Aim of the task — Can you transcribe every line exactly and leave the pictures behind?

»»

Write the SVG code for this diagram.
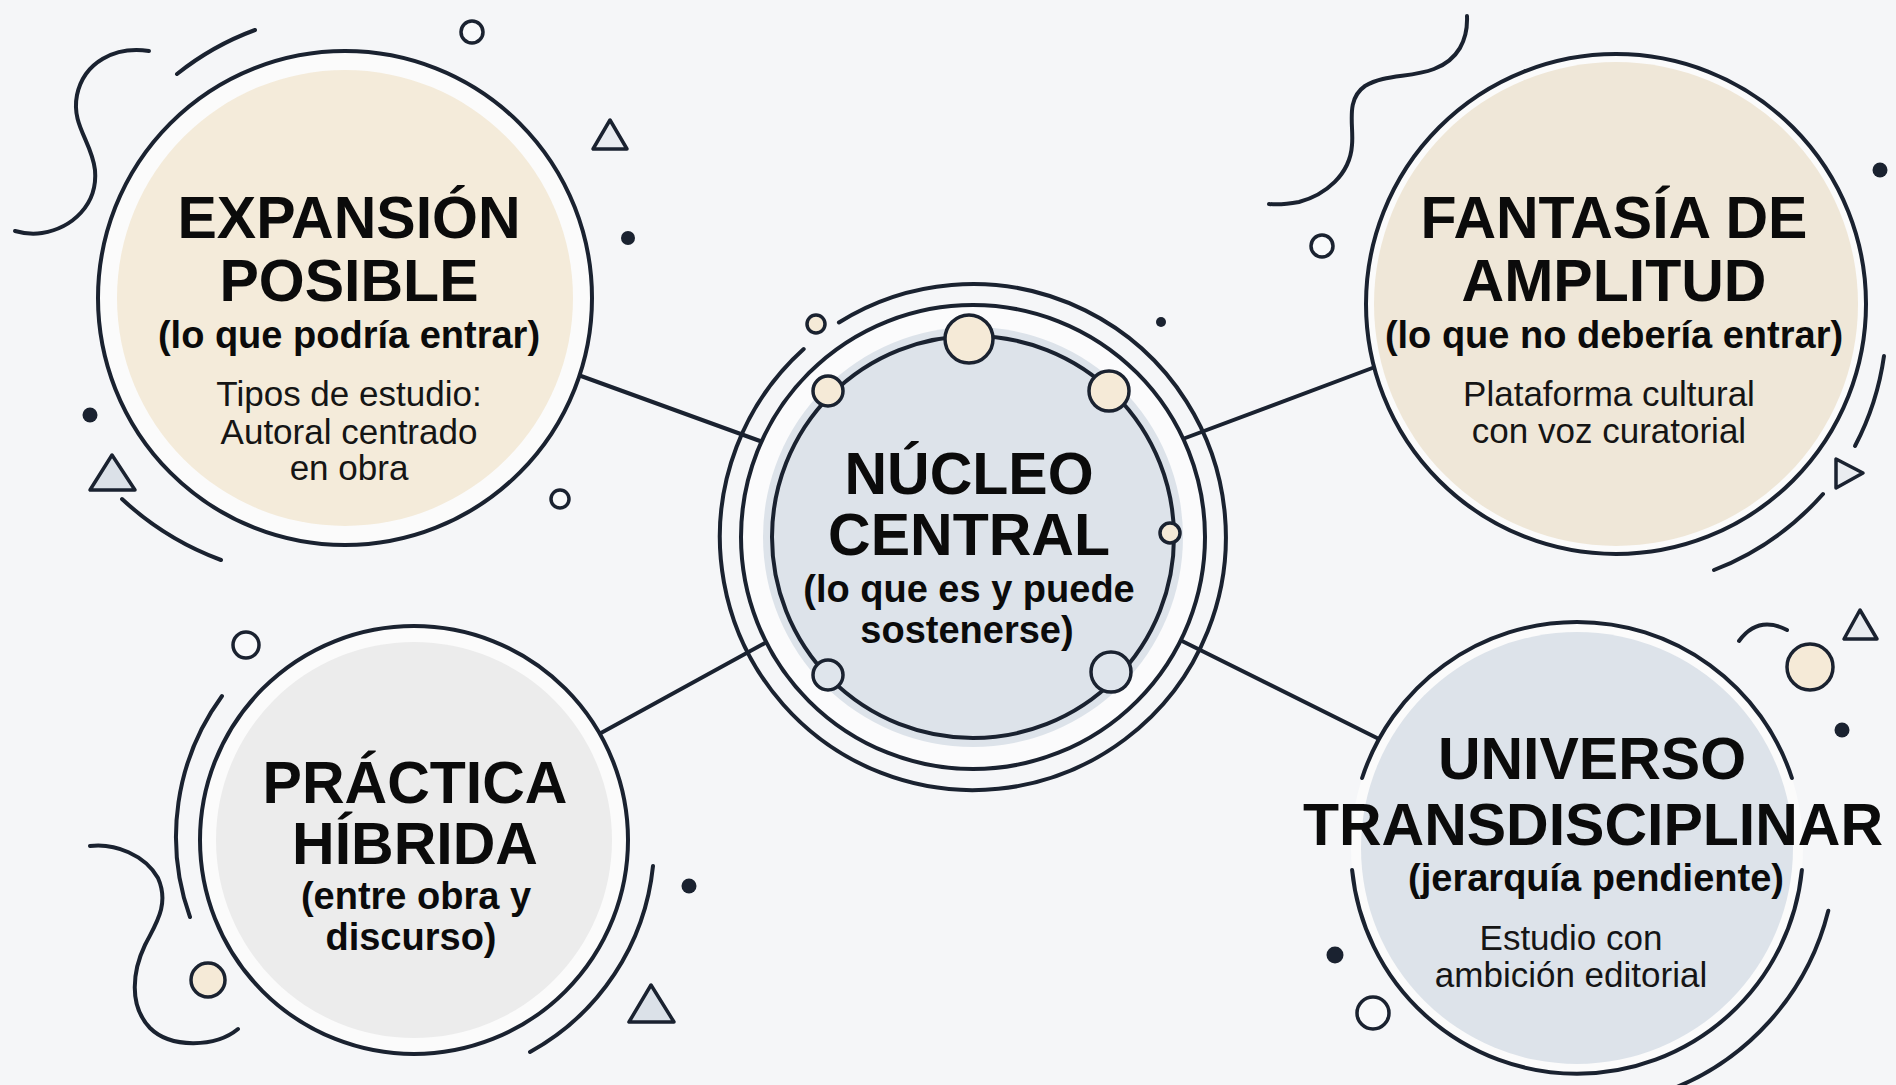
<svg xmlns="http://www.w3.org/2000/svg" width="1896" height="1085" viewBox="0 0 1896 1085">
<style>
.ln{fill:none;stroke:#1a2230;stroke-width:4;stroke-linecap:round;stroke-linejoin:round}
.dk{fill:#1a2230}
.oc{fill:#f8f9fa;stroke:#1a2230;stroke-width:3.5}
.cr{fill:#f5ead7;stroke:#1a2230;stroke-width:3.5}
.bl{fill:#dfe5ec;stroke:#1a2230;stroke-width:3.5}
.tri{fill:#e9ecf0;stroke:#1a2230;stroke-width:3.5;stroke-linejoin:round}
.trib{fill:#dbe1e8;stroke:#1a2230;stroke-width:3.5;stroke-linejoin:round}
.ring{fill:#fbfbfc;stroke:#1a2230;stroke-width:4}
text{font-family:"Liberation Sans",Arial,sans-serif;text-anchor:middle;fill:#0b0b0b}
.t{font-size:59px;font-weight:700}
.s{font-size:38px;font-weight:700}
.b{font-size:35px;font-weight:400;fill:#151515}
</style>
<rect width="1896" height="1085" fill="#f5f6f8"/>

<g id="connectors">
<line class="ln" x1="570" y1="372" x2="760" y2="441"/>
<line class="ln" x1="1375" y1="367" x2="1180" y2="440"/>
<line class="ln" x1="590" y1="739" x2="765" y2="643"/>
<line class="ln" x1="1178" y1="639" x2="1385" y2="742"/>
</g>

<g id="decorations">
<path class="ln" d="M149,51 C115,46 84,62 77,95 C71,125 92,142 95,170 C98,205 72,228 42,233 C30,235 22,233 15,231"/>
<path class="ln" d="M177,74 A280,280 0 0 1 255,30"/>
<circle class="oc" cx="472" cy="32" r="11"/>
<polygon class="tri" points="610,120 593,149 627,149"/>
<circle class="dk" cx="628" cy="238" r="7"/>
<circle class="dk" cx="90" cy="415" r="7.5"/>
<polygon class="trib" points="112,455 90,490 135,490"/>
<circle class="oc" cx="560" cy="499" r="9"/>
<path class="ln" d="M122,499 A296,296 0 0 0 221,560"/>

<path class="ln" d="M1467,16 C1468,40 1458,60 1434,69 C1410,78 1385,74 1365,86 C1345,100 1354,125 1352,145 C1350,175 1325,195 1299,202 C1288,204 1278,205 1269,204"/>
<circle class="oc" cx="1322" cy="246" r="11"/>
<circle class="dk" cx="1880" cy="170" r="7.5"/>
<path class="ln" d="M1884,356 A276,276 0 0 1 1855,446"/>
<polygon class="tri" points="1836,459 1836,488 1863,473"/>
<path class="ln" d="M1823,494 A282,282 0 0 1 1714,570"/>

<circle class="oc" cx="246" cy="645" r="13"/>
<path class="ln" d="M222,696 A238,238 0 0 0 190,917"/>
<path class="ln" d="M90,846 C115,843 145,855 158,878 C170,905 155,925 145,945 C133,970 128,1005 150,1028 C170,1048 215,1048 238,1029"/>
<circle class="cr" cx="208" cy="980" r="17"/>
<path class="ln" d="M653,866 A240,240 0 0 1 530,1052"/>
<circle class="dk" cx="689" cy="886" r="7.5"/>
<polygon class="trib" points="651,985 629,1022 674,1022"/>

<path class="ln" d="M1739,641 Q1758,615 1787,630"/>
<circle class="cr" cx="1810" cy="667" r="23"/>
<polygon class="tri" points="1860,610 1844,639 1877,639"/>
<circle class="dk" cx="1842" cy="730" r="7.5"/>
<circle class="dk" cx="1335" cy="955" r="8.5"/>
<circle class="oc" cx="1373" cy="1013" r="16"/>
<path class="ln" d="M1828.3,910.7 A259,259 0 0 1 1665.6,1091.4"/>
<circle class="dk" cx="1161" cy="322" r="5"/>
</g>

<g id="node-expansion">
<circle cx="345" cy="298" r="247" fill="#fbfbfb" stroke="#1a2230" stroke-width="4"/>
<circle cx="345" cy="298" r="228" fill="#f4ebda"/>
<text class="t" x="349" y="238">EXPANSIÓN</text>
<text class="t" x="349" y="301">POSIBLE</text>
<text class="s" x="349" y="348">(lo que podría entrar)</text>
<text class="b" x="349" y="406">Tipos de estudio:</text>
<text class="b" x="349" y="444">Autoral centrado</text>
<text class="b" x="349" y="480">en obra</text>
</g>

<g id="node-fantasia">
<circle cx="1616" cy="304" r="250" fill="#fbfbfb" stroke="#1a2230" stroke-width="4"/>
<circle cx="1616" cy="304" r="242" fill="#efe7d8"/>
<text class="t" x="1614" y="238">FANTASÍA DE</text>
<text class="t" x="1614" y="301">AMPLITUD</text>
<text class="s" x="1614" y="348">(lo que no debería entrar)</text>
<text class="b" x="1609" y="406">Plataforma cultural</text>
<text class="b" x="1609" y="443">con voz curatorial</text>
</g>

<g id="node-nucleo">
<path class="ln" d="M838.9,322.5 A253,253 0 1 1 803.7,349.0"/>
<circle class="ring" cx="973" cy="537" r="232"/>
<circle cx="973" cy="537" r="210" fill="#dde3ea"/>
<circle cx="973" cy="537" r="201" fill="none" stroke="#1a2230" stroke-width="4"/>
<circle class="cr" cx="816" cy="324" r="9"/>
<circle class="cr" cx="969" cy="339" r="24"/>
<circle class="cr" cx="828" cy="391" r="15"/>
<circle class="cr" cx="1109" cy="391" r="20"/>
<circle class="cr" cx="1170" cy="533" r="10"/>
<circle class="bl" cx="828" cy="675" r="15"/>
<circle class="bl" cx="1111" cy="672" r="20"/>
<text class="t" x="969" y="494">NÚCLEO</text>
<text class="t" x="969" y="555">CENTRAL</text>
<text class="s" x="969" y="602">(lo que es y puede</text>
<text class="s" x="967" y="643">sostenerse)</text>
</g>

<g id="node-practica">
<circle cx="414" cy="840" r="214" fill="#fbfbfb" stroke="#1a2230" stroke-width="4"/>
<circle cx="414" cy="840" r="198" fill="#ececec"/>
<text class="t" x="415" y="803">PRÁCTICA</text>
<text class="t" x="415" y="864">HÍBRIDA</text>
<text class="s" x="416" y="909">(entre obra y</text>
<text class="s" x="411" y="950">discurso)</text>
</g>

<g id="node-universo">
<circle cx="1577" cy="848" r="226" fill="#fbfbfb"/>
<circle cx="1577" cy="848" r="216" fill="#dde3ea"/>
<path class="ln" d="M1362.1,778 A226,226 0 0 1 1791.9,778"/>
<path class="ln" d="M1801.9,870 A226,226 0 0 1 1352.1,870"/>
<text class="t" x="1592" y="779">UNIVERSO</text>
<text class="t" x="1593" y="845">TRANSDISCIPLINAR</text>
<text class="s" x="1596" y="891">(jerarquía pendiente)</text>
<text class="b" x="1571" y="950">Estudio con</text>
<text class="b" x="1571" y="987">ambición editorial</text>
</g>
</svg>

««

Final result —
Write the SVG code for this diagram.
<svg xmlns="http://www.w3.org/2000/svg" width="1896" height="1085" viewBox="0 0 1896 1085">
<style>
.ln{fill:none;stroke:#1a2230;stroke-width:4;stroke-linecap:round;stroke-linejoin:round}
.dk{fill:#1a2230}
.oc{fill:#f8f9fa;stroke:#1a2230;stroke-width:3.5}
.cr{fill:#f5ead7;stroke:#1a2230;stroke-width:3.5}
.bl{fill:#dfe5ec;stroke:#1a2230;stroke-width:3.5}
.tri{fill:#e9ecf0;stroke:#1a2230;stroke-width:3.5;stroke-linejoin:round}
.trib{fill:#dbe1e8;stroke:#1a2230;stroke-width:3.5;stroke-linejoin:round}
.ring{fill:#fbfbfc;stroke:#1a2230;stroke-width:4}
text{font-family:"Liberation Sans",Arial,sans-serif;text-anchor:middle;fill:#0b0b0b}
.t{font-size:59px;font-weight:700}
.s{font-size:38px;font-weight:700}
.b{font-size:35px;font-weight:400;fill:#151515}
</style>
<rect width="1896" height="1085" fill="#f5f6f8"/>

<g id="connectors">
<line class="ln" x1="570" y1="372" x2="760" y2="441"/>
<line class="ln" x1="1375" y1="367" x2="1180" y2="440"/>
<line class="ln" x1="590" y1="739" x2="765" y2="643"/>
<line class="ln" x1="1178" y1="639" x2="1385" y2="742"/>
</g>

<g id="decorations">
<path class="ln" d="M149,51 C115,46 84,62 77,95 C71,125 92,142 95,170 C98,205 72,228 42,233 C30,235 22,233 15,231"/>
<path class="ln" d="M177,74 A280,280 0 0 1 255,30"/>
<circle class="oc" cx="472" cy="32" r="11"/>
<polygon class="tri" points="610,120 593,149 627,149"/>
<circle class="dk" cx="628" cy="238" r="7"/>
<circle class="dk" cx="90" cy="415" r="7.5"/>
<polygon class="trib" points="112,455 90,490 135,490"/>
<circle class="oc" cx="560" cy="499" r="9"/>
<path class="ln" d="M122,499 A296,296 0 0 0 221,560"/>

<path class="ln" d="M1467,16 C1468,40 1458,60 1434,69 C1410,78 1385,74 1365,86 C1345,100 1354,125 1352,145 C1350,175 1325,195 1299,202 C1288,204 1278,205 1269,204"/>
<circle class="oc" cx="1322" cy="246" r="11"/>
<circle class="dk" cx="1880" cy="170" r="7.5"/>
<path class="ln" d="M1884,356 A276,276 0 0 1 1855,446"/>
<polygon class="tri" points="1836,459 1836,488 1863,473"/>
<path class="ln" d="M1823,494 A282,282 0 0 1 1714,570"/>

<circle class="oc" cx="246" cy="645" r="13"/>
<path class="ln" d="M222,696 A238,238 0 0 0 190,917"/>
<path class="ln" d="M90,846 C115,843 145,855 158,878 C170,905 155,925 145,945 C133,970 128,1005 150,1028 C170,1048 215,1048 238,1029"/>
<circle class="cr" cx="208" cy="980" r="17"/>
<path class="ln" d="M653,866 A240,240 0 0 1 530,1052"/>
<circle class="dk" cx="689" cy="886" r="7.5"/>
<polygon class="trib" points="651,985 629,1022 674,1022"/>

<path class="ln" d="M1739,641 Q1758,615 1787,630"/>
<circle class="cr" cx="1810" cy="667" r="23"/>
<polygon class="tri" points="1860,610 1844,639 1877,639"/>
<circle class="dk" cx="1842" cy="730" r="7.5"/>
<circle class="dk" cx="1335" cy="955" r="8.5"/>
<circle class="oc" cx="1373" cy="1013" r="16"/>
<path class="ln" d="M1828.3,910.7 A259,259 0 0 1 1665.6,1091.4"/>
<circle class="dk" cx="1161" cy="322" r="5"/>
</g>

<g id="node-expansion">
<circle cx="345" cy="298" r="247" fill="#fbfbfb" stroke="#1a2230" stroke-width="4"/>
<circle cx="345" cy="298" r="228" fill="#f4ebda"/>
<text class="t" x="349" y="238">EXPANSIÓN</text>
<text class="t" x="349" y="301">POSIBLE</text>
<text class="s" x="349" y="348">(lo que podría entrar)</text>
<text class="b" x="349" y="406">Tipos de estudio:</text>
<text class="b" x="349" y="444">Autoral centrado</text>
<text class="b" x="349" y="480">en obra</text>
</g>

<g id="node-fantasia">
<circle cx="1616" cy="304" r="250" fill="#fbfbfb" stroke="#1a2230" stroke-width="4"/>
<circle cx="1616" cy="304" r="242" fill="#efe7d8"/>
<text class="t" x="1614" y="238">FANTASÍA DE</text>
<text class="t" x="1614" y="301">AMPLITUD</text>
<text class="s" x="1614" y="348">(lo que no debería entrar)</text>
<text class="b" x="1609" y="406">Plataforma cultural</text>
<text class="b" x="1609" y="443">con voz curatorial</text>
</g>

<g id="node-nucleo">
<path class="ln" d="M838.9,322.5 A253,253 0 1 1 803.7,349.0"/>
<circle class="ring" cx="973" cy="537" r="232"/>
<circle cx="973" cy="537" r="210" fill="#dde3ea"/>
<circle cx="973" cy="537" r="201" fill="none" stroke="#1a2230" stroke-width="4"/>
<circle class="cr" cx="816" cy="324" r="9"/>
<circle class="cr" cx="969" cy="339" r="24"/>
<circle class="cr" cx="828" cy="391" r="15"/>
<circle class="cr" cx="1109" cy="391" r="20"/>
<circle class="cr" cx="1170" cy="533" r="10"/>
<circle class="bl" cx="828" cy="675" r="15"/>
<circle class="bl" cx="1111" cy="672" r="20"/>
<text class="t" x="969" y="494">NÚCLEO</text>
<text class="t" x="969" y="555">CENTRAL</text>
<text class="s" x="969" y="602">(lo que es y puede</text>
<text class="s" x="967" y="643">sostenerse)</text>
</g>

<g id="node-practica">
<circle cx="414" cy="840" r="214" fill="#fbfbfb" stroke="#1a2230" stroke-width="4"/>
<circle cx="414" cy="840" r="198" fill="#ececec"/>
<text class="t" x="415" y="803">PRÁCTICA</text>
<text class="t" x="415" y="864">HÍBRIDA</text>
<text class="s" x="416" y="909">(entre obra y</text>
<text class="s" x="411" y="950">discurso)</text>
</g>

<g id="node-universo">
<circle cx="1577" cy="848" r="226" fill="#fbfbfb"/>
<circle cx="1577" cy="848" r="216" fill="#dde3ea"/>
<path class="ln" d="M1362.1,778 A226,226 0 0 1 1791.9,778"/>
<path class="ln" d="M1801.9,870 A226,226 0 0 1 1352.1,870"/>
<text class="t" x="1592" y="779">UNIVERSO</text>
<text class="t" x="1593" y="845">TRANSDISCIPLINAR</text>
<text class="s" x="1596" y="891">(jerarquía pendiente)</text>
<text class="b" x="1571" y="950">Estudio con</text>
<text class="b" x="1571" y="987">ambición editorial</text>
</g>
</svg>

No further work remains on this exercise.